YOUR TASK: In the entries that follow, the first line to write out is the one containing "Write a component", and the last is the one containing "Chart.register(...registerables);". Reproduce that stretch exactly, with nothing before or after it.
— begin RECORDS FOR THE TASK —
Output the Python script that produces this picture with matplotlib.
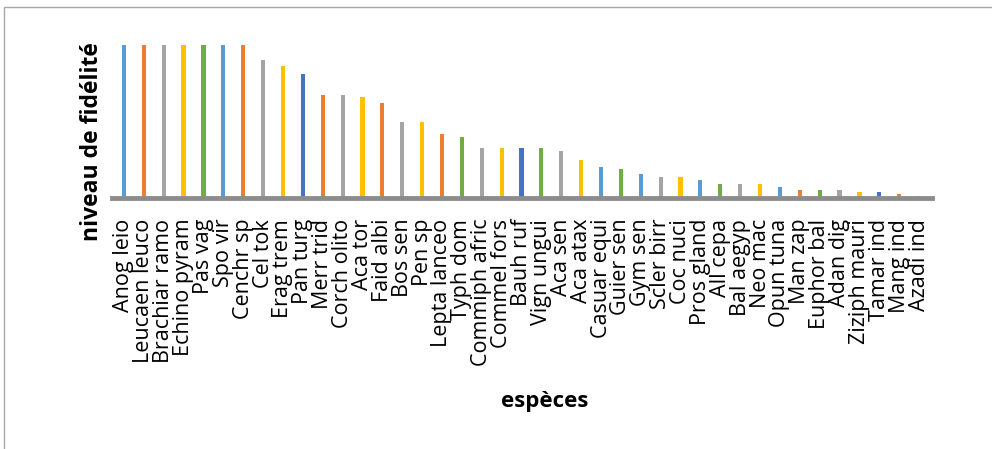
— end RECORDS FOR THE TASK —
— begin RECORDS FOR THE TASK —
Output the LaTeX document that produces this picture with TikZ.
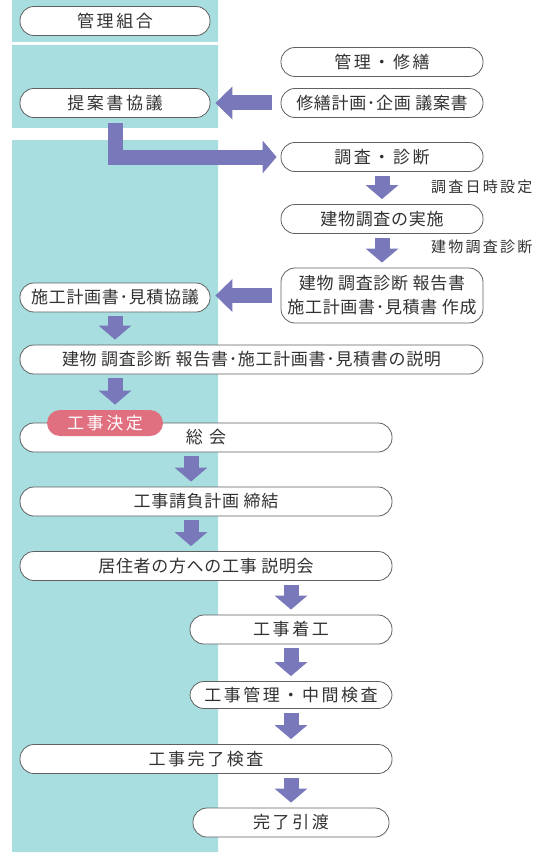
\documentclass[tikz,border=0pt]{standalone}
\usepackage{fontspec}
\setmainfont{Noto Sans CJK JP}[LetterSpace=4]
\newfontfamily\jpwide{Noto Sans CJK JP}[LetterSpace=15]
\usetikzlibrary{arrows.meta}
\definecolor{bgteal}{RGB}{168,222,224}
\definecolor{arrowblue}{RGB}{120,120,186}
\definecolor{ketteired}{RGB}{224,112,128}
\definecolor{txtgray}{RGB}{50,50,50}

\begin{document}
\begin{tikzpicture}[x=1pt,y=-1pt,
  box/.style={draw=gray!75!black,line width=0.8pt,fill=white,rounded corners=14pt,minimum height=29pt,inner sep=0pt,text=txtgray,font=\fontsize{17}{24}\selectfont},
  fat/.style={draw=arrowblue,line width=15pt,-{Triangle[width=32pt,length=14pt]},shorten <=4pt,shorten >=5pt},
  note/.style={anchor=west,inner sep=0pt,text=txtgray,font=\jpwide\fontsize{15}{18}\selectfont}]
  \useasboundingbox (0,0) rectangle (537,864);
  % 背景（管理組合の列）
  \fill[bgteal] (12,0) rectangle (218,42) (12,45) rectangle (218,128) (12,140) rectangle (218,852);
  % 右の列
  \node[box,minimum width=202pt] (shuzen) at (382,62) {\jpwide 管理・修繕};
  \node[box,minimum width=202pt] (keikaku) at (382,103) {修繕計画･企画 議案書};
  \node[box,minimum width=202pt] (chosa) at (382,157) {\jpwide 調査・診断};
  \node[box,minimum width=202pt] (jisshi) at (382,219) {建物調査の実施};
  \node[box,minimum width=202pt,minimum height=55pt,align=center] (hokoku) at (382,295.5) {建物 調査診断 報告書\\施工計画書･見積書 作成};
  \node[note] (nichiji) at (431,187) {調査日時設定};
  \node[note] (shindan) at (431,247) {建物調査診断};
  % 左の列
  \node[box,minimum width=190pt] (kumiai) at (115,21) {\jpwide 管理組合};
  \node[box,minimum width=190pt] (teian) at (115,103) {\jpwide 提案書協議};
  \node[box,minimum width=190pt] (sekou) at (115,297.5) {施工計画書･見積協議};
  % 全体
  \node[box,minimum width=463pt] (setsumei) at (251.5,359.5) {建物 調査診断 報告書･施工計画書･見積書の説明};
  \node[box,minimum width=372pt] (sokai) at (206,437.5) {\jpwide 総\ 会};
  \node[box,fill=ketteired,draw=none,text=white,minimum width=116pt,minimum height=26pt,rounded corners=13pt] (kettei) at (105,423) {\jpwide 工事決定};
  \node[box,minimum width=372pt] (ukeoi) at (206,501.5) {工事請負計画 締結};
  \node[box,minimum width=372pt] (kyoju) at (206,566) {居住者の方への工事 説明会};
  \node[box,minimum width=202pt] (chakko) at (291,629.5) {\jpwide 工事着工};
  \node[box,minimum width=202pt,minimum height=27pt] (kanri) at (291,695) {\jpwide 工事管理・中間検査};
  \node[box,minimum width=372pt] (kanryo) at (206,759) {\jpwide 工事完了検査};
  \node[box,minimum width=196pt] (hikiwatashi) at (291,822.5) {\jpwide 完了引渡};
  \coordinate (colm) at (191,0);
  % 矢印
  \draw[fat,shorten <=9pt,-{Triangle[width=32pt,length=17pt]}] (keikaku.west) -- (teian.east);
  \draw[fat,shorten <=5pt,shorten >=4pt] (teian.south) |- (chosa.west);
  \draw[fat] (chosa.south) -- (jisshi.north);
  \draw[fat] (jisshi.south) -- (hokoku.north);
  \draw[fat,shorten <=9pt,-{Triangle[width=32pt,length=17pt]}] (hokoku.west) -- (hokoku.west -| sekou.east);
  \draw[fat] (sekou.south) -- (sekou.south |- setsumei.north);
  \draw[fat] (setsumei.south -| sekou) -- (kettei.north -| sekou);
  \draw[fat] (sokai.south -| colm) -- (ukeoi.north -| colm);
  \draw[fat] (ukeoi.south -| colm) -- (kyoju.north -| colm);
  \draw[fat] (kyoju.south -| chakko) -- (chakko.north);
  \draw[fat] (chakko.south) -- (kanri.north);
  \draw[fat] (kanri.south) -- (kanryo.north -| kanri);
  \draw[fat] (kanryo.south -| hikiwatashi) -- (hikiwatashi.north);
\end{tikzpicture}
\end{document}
— end RECORDS FOR THE TASK —
— begin RECORDS FOR THE TASK —
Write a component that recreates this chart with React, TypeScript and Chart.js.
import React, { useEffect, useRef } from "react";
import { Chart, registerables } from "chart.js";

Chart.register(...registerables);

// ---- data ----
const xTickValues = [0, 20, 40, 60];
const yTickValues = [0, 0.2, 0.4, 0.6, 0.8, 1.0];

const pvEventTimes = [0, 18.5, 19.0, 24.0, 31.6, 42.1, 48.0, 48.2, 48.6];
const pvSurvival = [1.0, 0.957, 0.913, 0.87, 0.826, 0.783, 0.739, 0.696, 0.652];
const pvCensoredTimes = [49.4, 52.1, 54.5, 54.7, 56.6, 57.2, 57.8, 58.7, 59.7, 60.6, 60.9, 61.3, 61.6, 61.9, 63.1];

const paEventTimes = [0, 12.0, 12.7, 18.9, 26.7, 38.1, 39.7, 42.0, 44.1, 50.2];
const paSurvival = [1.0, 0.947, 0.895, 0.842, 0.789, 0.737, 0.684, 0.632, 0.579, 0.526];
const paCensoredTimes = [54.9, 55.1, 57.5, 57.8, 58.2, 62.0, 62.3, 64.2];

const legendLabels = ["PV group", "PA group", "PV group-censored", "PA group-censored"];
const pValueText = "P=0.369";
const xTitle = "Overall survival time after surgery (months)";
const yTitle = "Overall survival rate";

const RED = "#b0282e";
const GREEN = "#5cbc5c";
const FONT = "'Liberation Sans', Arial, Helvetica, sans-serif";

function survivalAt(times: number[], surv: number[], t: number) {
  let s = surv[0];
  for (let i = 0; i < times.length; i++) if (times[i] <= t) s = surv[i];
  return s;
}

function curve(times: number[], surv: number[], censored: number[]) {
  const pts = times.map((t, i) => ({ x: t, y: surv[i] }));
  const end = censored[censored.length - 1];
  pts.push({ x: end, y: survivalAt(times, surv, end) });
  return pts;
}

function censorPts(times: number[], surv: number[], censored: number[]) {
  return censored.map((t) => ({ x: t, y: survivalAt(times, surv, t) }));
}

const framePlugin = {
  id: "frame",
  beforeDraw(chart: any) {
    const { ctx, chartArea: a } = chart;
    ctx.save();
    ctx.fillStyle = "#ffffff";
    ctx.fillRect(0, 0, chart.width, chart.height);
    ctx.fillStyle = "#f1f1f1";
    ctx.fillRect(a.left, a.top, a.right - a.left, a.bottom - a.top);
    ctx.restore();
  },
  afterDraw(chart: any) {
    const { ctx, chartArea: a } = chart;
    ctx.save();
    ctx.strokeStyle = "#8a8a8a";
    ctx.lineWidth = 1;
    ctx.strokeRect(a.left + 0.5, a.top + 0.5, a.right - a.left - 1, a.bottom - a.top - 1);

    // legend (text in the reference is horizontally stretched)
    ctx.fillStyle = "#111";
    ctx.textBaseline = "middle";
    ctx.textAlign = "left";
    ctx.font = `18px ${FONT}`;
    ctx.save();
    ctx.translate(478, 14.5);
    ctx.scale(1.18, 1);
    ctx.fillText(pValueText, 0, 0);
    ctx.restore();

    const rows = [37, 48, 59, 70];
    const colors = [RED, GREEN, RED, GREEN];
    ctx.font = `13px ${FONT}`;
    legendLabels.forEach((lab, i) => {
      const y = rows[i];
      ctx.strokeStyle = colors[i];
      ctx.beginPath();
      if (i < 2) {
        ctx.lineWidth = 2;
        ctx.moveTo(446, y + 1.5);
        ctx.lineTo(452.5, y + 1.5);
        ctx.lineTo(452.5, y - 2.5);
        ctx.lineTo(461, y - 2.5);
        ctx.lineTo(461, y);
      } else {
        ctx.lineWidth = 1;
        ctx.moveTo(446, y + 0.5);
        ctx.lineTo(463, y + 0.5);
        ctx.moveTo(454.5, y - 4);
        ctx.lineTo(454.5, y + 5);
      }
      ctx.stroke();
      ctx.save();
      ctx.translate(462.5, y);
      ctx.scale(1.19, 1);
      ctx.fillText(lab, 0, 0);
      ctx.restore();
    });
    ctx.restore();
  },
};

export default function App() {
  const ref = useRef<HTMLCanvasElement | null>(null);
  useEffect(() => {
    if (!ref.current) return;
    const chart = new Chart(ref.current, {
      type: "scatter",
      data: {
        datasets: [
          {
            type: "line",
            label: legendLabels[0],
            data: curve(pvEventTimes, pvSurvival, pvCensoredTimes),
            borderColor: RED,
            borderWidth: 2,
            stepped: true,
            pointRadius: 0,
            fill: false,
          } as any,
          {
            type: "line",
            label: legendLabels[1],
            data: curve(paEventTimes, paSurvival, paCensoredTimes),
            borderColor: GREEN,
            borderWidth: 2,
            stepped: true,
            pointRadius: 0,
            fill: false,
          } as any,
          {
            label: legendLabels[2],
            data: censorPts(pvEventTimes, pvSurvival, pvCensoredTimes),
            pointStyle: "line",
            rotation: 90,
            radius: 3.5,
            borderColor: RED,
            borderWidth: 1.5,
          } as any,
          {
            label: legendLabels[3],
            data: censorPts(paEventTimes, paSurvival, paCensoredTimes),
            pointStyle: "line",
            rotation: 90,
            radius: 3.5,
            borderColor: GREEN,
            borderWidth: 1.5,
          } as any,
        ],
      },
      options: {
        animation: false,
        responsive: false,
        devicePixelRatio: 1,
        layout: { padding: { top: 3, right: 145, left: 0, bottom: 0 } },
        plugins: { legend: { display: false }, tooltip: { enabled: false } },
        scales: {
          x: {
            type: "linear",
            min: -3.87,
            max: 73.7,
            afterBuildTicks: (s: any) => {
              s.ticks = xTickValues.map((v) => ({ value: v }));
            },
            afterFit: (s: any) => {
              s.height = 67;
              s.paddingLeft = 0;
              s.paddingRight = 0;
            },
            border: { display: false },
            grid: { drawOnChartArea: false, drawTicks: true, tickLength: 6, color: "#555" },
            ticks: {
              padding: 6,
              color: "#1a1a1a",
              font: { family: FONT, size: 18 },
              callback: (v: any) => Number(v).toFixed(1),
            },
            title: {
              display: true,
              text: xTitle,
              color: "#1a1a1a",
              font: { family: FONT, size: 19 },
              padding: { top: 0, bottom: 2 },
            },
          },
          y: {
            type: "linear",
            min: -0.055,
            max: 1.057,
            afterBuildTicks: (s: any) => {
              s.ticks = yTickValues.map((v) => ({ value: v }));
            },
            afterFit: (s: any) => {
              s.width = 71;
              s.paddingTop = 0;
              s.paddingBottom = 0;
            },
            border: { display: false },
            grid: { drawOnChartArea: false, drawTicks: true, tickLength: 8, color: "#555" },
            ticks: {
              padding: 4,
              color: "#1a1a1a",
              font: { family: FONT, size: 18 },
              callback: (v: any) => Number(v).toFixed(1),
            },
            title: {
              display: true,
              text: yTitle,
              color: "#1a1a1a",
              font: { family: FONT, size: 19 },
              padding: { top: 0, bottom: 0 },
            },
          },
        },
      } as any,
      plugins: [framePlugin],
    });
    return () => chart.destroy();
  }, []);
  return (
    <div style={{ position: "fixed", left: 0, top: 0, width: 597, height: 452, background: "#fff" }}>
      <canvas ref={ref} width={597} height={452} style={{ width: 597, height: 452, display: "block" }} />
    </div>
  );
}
— end RECORDS FOR THE TASK —
COMPLETE RESPONSE:
Write a component that recreates this chart with React, TypeScript and Chart.js.
import React, { useEffect, useRef } from "react";
import { Chart, registerables } from "chart.js";

Chart.register(...registerables);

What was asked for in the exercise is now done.